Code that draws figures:

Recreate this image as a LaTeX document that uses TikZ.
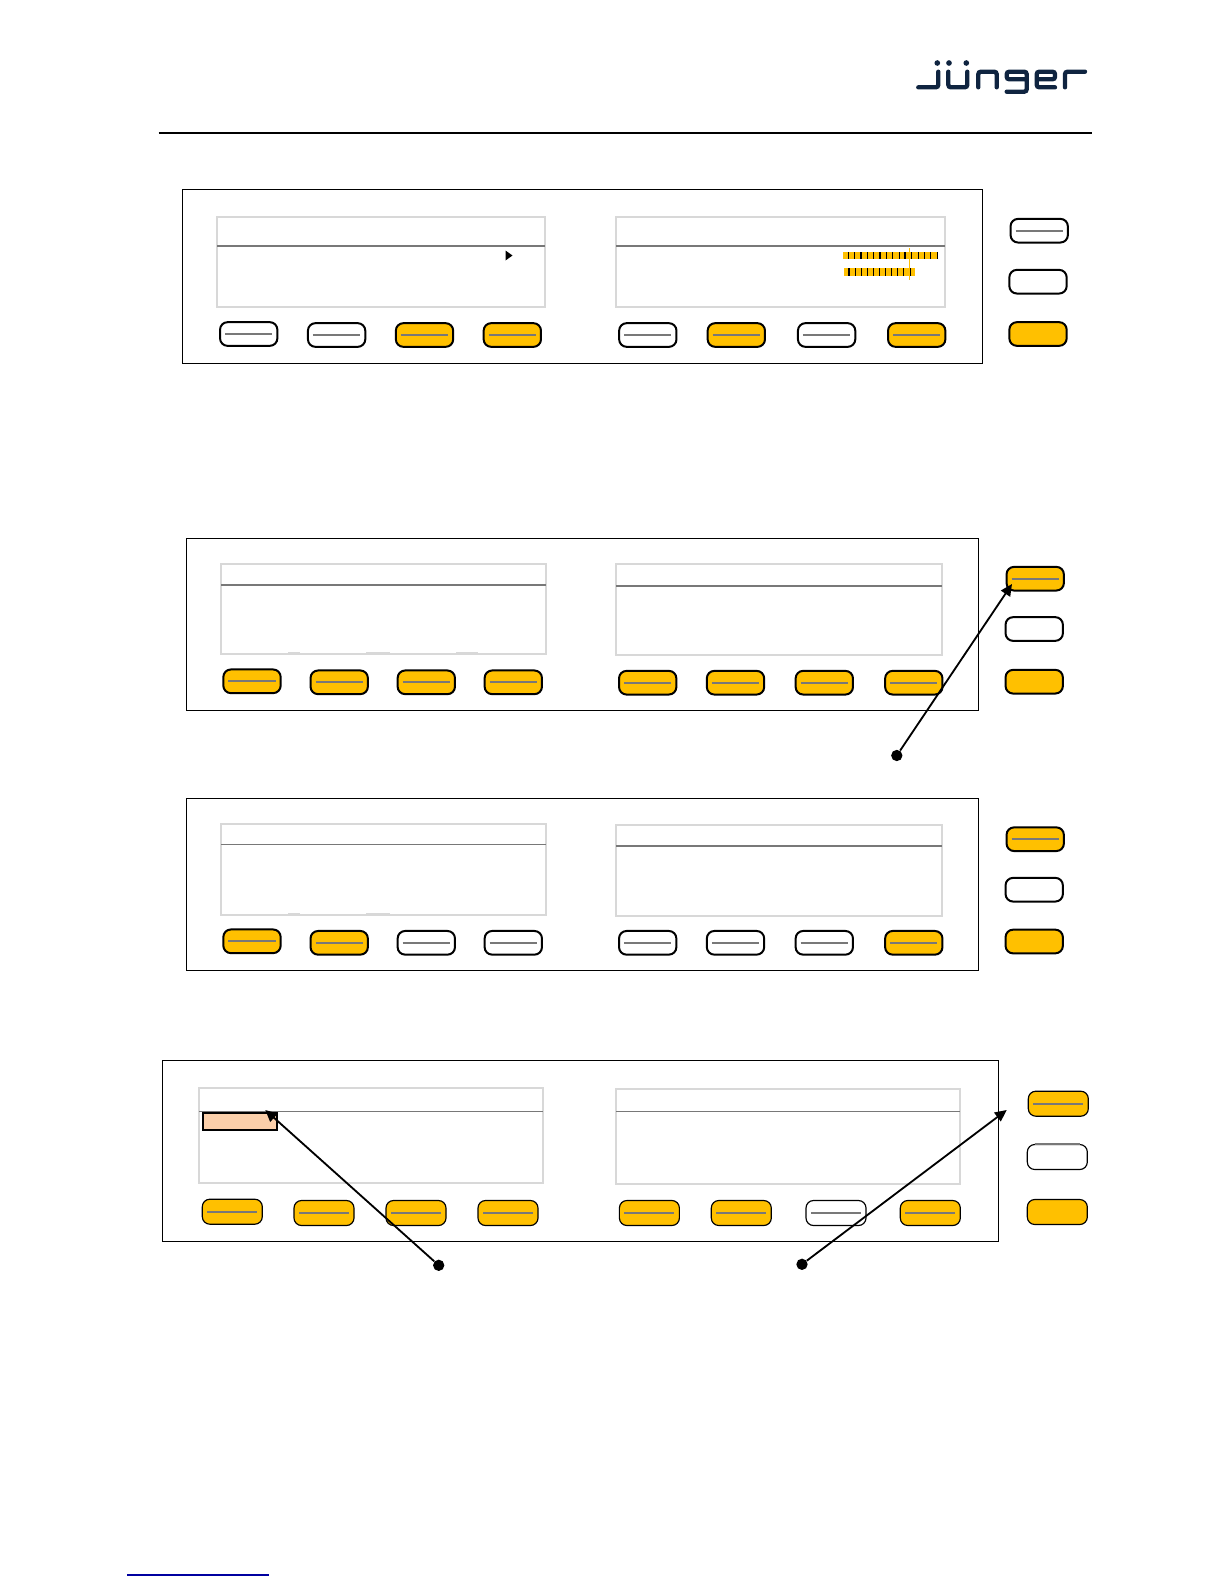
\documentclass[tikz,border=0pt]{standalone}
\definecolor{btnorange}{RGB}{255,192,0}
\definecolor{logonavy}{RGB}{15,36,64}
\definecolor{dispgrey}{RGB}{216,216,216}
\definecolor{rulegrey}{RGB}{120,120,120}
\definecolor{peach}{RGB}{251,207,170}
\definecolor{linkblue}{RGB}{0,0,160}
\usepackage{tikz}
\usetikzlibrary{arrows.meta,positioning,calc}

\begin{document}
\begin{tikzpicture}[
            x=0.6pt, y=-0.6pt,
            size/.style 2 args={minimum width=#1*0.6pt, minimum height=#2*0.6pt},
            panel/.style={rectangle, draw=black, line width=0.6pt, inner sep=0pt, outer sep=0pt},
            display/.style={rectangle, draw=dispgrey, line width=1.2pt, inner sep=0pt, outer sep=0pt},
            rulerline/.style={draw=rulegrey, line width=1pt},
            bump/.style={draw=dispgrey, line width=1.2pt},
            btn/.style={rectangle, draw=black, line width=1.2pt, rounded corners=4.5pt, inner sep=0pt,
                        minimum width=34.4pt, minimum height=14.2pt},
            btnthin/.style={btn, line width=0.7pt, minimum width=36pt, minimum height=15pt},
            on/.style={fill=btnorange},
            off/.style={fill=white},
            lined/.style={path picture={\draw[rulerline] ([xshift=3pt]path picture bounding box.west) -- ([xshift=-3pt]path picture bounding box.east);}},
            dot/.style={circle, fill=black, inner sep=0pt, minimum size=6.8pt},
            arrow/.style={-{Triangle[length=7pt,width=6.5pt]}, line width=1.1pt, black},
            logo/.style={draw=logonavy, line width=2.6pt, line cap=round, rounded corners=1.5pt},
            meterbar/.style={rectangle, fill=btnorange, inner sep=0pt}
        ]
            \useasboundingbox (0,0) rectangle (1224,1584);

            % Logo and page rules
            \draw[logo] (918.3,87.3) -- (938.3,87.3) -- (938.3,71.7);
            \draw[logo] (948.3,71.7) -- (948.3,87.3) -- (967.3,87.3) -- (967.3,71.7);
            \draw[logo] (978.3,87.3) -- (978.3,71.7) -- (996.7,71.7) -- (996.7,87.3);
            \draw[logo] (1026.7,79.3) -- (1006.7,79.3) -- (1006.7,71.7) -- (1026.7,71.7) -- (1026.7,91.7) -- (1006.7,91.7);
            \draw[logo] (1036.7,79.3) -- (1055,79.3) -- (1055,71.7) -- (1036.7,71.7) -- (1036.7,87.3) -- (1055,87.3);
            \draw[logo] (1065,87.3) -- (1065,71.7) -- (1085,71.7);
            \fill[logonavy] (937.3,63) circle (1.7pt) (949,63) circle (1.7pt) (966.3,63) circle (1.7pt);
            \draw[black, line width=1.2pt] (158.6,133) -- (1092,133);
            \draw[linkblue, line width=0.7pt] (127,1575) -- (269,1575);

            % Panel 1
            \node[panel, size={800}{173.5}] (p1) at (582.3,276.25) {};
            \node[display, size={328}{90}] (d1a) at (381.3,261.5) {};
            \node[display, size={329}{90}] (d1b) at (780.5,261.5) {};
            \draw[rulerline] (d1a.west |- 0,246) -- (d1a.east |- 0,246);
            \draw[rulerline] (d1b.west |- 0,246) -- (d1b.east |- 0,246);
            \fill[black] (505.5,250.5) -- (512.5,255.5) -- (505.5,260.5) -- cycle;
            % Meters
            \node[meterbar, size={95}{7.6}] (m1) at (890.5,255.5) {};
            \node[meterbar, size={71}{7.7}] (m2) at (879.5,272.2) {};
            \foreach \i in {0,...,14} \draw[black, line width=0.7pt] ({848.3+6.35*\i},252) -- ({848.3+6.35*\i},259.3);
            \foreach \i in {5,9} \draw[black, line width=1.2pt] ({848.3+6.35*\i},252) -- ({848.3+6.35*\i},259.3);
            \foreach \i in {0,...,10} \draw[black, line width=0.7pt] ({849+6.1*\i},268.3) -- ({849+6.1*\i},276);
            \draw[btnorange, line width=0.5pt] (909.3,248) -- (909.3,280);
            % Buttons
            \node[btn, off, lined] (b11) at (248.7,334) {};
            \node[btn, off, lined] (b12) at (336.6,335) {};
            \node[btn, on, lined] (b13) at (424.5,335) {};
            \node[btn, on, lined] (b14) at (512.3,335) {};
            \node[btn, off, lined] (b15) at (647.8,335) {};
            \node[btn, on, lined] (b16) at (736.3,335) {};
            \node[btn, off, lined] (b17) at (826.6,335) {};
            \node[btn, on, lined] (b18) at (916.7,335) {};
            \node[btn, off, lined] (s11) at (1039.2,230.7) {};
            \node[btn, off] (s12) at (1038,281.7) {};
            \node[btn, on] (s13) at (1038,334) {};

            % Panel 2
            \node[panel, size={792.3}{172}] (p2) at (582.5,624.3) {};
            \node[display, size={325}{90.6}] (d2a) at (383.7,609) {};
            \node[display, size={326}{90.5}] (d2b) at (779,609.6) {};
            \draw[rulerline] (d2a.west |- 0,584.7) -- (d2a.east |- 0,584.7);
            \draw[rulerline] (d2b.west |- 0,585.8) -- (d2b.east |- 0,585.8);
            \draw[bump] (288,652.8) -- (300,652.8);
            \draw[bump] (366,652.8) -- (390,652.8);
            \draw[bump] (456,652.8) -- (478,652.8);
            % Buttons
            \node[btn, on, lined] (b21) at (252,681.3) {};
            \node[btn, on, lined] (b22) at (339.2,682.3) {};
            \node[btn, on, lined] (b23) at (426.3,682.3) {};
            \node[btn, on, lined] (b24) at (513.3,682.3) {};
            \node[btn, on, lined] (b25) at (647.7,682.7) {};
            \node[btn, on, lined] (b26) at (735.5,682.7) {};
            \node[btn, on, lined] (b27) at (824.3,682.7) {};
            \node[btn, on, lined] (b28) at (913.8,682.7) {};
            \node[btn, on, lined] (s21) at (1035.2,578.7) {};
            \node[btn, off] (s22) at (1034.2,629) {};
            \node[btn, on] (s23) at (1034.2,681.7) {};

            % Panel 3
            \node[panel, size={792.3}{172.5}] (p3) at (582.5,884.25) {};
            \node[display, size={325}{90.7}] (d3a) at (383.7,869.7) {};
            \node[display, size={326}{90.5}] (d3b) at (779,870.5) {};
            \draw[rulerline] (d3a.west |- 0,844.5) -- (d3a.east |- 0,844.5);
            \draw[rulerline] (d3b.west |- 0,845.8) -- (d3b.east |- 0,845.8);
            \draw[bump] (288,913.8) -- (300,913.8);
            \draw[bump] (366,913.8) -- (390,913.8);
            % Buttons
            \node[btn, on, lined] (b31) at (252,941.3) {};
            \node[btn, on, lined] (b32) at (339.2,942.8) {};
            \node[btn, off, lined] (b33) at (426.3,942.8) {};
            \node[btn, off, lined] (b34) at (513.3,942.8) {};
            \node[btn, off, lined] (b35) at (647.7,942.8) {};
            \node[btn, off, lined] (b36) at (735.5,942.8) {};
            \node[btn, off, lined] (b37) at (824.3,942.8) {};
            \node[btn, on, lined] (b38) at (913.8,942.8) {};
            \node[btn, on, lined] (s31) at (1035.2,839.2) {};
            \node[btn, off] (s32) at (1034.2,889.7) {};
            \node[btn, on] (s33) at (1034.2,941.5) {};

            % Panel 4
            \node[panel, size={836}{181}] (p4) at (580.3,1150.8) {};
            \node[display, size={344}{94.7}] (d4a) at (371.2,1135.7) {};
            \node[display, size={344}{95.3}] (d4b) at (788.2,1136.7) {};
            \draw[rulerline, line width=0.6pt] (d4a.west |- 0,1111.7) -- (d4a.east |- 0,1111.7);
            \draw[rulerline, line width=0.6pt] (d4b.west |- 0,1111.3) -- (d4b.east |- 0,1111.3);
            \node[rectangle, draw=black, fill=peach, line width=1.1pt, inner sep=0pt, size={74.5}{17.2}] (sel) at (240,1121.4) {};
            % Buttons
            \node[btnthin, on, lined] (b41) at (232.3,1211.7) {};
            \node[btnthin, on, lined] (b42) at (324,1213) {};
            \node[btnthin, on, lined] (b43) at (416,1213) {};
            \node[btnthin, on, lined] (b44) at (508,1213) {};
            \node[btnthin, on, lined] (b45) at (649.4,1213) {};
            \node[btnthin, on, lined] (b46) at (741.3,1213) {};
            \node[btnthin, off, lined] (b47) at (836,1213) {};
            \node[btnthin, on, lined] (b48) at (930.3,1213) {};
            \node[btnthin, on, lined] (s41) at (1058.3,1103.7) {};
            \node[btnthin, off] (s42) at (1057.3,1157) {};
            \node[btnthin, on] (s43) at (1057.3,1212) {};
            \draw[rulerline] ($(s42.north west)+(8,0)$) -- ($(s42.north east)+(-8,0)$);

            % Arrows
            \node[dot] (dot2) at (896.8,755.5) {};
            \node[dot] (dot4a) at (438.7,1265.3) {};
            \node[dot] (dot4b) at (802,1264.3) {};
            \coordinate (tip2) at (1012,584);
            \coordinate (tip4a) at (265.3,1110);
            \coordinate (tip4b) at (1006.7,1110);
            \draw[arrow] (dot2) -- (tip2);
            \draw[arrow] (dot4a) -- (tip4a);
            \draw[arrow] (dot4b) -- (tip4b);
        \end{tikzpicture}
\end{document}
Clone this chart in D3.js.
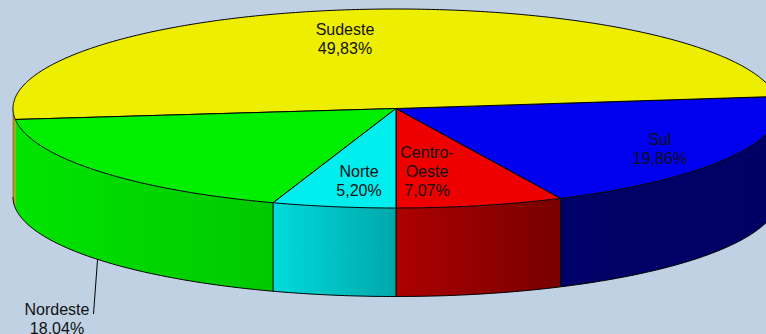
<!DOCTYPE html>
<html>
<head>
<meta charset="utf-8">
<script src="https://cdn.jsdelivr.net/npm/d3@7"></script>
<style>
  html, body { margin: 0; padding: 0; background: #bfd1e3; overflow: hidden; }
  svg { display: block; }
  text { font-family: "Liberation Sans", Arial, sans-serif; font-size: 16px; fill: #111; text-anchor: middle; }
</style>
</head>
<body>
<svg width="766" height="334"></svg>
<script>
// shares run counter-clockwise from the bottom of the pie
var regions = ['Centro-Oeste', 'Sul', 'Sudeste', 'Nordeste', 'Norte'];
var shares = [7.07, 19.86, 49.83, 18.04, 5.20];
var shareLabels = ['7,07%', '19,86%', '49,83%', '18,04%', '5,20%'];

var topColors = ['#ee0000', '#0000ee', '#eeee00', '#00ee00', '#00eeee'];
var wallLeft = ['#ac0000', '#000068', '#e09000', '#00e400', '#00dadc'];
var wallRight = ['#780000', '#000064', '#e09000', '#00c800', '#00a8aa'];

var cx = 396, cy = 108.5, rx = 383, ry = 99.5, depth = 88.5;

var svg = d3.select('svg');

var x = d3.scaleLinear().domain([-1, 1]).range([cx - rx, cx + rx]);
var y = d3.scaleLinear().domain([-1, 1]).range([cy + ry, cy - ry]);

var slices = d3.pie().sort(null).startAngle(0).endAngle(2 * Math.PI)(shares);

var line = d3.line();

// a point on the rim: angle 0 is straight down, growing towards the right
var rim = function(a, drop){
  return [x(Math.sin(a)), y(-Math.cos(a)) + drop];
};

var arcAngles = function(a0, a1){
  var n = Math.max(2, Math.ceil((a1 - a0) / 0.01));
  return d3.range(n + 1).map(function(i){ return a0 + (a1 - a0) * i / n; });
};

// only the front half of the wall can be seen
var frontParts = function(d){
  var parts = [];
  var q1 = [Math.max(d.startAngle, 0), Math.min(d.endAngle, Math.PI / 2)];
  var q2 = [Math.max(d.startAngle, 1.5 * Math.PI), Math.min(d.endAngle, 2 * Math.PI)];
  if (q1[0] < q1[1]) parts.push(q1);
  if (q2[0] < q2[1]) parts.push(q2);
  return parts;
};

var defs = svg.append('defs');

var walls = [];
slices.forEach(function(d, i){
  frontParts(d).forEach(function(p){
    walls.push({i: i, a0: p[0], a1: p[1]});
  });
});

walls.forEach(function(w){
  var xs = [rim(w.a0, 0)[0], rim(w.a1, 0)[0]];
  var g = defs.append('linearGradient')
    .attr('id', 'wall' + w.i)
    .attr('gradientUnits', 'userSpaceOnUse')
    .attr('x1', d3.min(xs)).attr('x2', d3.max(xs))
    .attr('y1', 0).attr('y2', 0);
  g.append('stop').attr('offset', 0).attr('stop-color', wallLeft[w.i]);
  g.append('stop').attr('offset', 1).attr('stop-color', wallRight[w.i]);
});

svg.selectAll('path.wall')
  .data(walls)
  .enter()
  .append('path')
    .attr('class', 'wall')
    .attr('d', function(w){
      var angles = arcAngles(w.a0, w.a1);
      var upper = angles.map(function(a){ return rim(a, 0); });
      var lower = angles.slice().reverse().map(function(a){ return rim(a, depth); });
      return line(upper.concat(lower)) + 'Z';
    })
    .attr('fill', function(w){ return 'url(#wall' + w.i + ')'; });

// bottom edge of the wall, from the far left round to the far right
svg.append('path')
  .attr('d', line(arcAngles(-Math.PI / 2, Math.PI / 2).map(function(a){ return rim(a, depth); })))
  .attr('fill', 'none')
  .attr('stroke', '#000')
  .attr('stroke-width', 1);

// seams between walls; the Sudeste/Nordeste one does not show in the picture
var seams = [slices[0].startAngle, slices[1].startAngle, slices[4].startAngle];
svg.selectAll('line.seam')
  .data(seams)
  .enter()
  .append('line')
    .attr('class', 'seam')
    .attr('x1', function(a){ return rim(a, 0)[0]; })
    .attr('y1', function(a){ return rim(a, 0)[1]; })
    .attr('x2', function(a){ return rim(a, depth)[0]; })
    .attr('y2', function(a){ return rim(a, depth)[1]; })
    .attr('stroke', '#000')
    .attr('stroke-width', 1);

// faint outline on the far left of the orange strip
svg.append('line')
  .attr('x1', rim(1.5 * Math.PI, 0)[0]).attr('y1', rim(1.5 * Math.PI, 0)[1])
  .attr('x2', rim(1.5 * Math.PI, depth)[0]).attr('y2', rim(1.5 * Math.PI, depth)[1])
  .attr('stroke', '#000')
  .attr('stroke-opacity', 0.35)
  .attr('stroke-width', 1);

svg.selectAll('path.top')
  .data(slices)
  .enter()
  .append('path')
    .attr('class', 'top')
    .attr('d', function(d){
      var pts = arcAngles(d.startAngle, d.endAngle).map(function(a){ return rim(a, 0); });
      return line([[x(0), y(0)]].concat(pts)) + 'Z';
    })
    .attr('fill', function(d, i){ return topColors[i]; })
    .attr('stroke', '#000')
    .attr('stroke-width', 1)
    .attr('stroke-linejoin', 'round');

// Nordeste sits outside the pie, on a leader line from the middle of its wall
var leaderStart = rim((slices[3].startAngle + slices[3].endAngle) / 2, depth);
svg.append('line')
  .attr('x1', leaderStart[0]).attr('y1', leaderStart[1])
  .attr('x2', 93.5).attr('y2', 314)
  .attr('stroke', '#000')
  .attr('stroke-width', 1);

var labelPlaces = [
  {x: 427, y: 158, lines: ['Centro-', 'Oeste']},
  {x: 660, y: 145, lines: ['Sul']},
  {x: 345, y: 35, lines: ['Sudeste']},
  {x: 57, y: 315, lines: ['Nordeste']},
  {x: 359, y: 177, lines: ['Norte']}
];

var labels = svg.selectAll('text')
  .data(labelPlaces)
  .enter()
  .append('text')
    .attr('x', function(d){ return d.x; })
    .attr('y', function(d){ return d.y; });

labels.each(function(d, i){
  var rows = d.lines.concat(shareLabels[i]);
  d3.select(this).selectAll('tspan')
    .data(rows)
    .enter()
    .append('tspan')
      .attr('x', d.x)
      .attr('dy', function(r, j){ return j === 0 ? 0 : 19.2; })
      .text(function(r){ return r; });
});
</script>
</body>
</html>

Exercise description:
Pick out the part that begins with the line containing "Clone this chart in D3.js." and finishes with the line containing "['7,07%', '19,86%', '49,83%', '18,04%', '5,20%'];", both included. Restate it exactly, without images.

Result for this task:
Clone this chart in D3.js.
<!DOCTYPE html>
<html>
<head>
<meta charset="utf-8">
<script src="https://cdn.jsdelivr.net/npm/d3@7"></script>
<style>
  html, body { margin: 0; padding: 0; background: #bfd1e3; overflow: hidden; }
  svg { display: block; }
  text { font-family: "Liberation Sans", Arial, sans-serif; font-size: 16px; fill: #111; text-anchor: middle; }
</style>
</head>
<body>
<svg width="766" height="334"></svg>
<script>
// shares run counter-clockwise from the bottom of the pie
var regions = ['Centro-Oeste', 'Sul', 'Sudeste', 'Nordeste', 'Norte'];
var shares = [7.07, 19.86, 49.83, 18.04, 5.20];
var shareLabels = ['7,07%', '19,86%', '49,83%', '18,04%', '5,20%'];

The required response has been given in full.